Monasteries may appear deeply foreign because of their forbidding discipline, the communality, as they go about perpetuating an ancient tradition. Many of those who went to see Into Great Silence, the documentary about a Carthusian monastery in the French Alps released earlier this year, may have thought they were observing life as alien as an exotic tribe in the Sahara filmed by Werner Herzog. Monasteries are exotic compared to everyday life in a city.
Yet if the silence is deceptive, so is the foreignness. The university and the corporation have their origins in monasticism. Look up your company’s rules governing conduct in the office. They may appear to have nothing in common with the Rule of St. Benedict, founder of the Benedictine order, whose strictures and the adaptations of them form the rules for most of European and Mediterranean monasticism. Yet company rules exist because the idea of a corporation is, to a considerable extent, derived from the idea of a monastery. The longer you look at Into Great Silence, the more familiar much of monastic life becomes. The lives of the Carthusians in Into Great Silence are strikingly ordered and remote, or so it seems at first. But then, the casualness with which these men live a completely institutionalized life becomes the more striking.

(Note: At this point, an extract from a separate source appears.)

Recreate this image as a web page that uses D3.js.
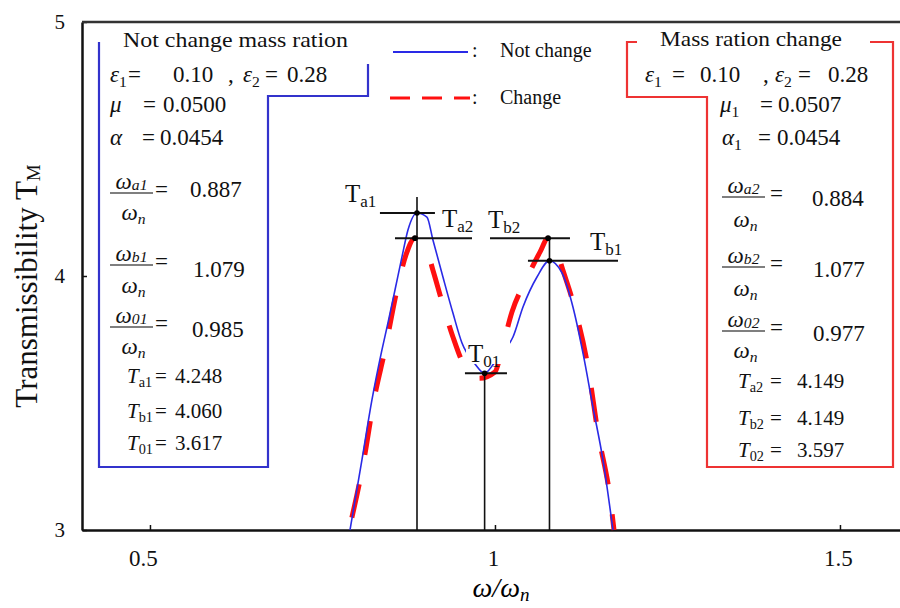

I went to Inverness by overnight bus from London. This journey is known by some who have taken it more than once as the graveyard express. I wouldn’t advise an overnight bus journey, but so unreliable have the trains become in Britain, I wouldn’t advise them, either. There are planes, and you can rent a car, but I don’t like flying, I like public transportation, and, uncomfortable as they are, buses tend to arrive on time.
At night, traveling up the spine of Britain, there’s little to see—some snow in the Lake District—except for the warehouses beside the highway and the trucks that haul containers from one warehouse to another and to the supermarkets in the cities and towns. Take an overnight journey to Inverness, the graveyard express, and the scale of the revolution that would be required if a society such as Britain’s was to be weaned off gas and road transportation looks incomprehensible.
Years ago, the French made a bet on railways and went about building high-speed lines across France. They have won the argument: Britain and the United States look backward by comparison. The transportation legacy of Margaret Thatcher was miles of new roads and nothing but more traffic and pollution. Her wish on her first day in office in 1979 was to bring harmony where there was discord. On London streets and on British highways, you can now come across drivers who not only look as if they want to kill you, they drive as if they are trying to kill you.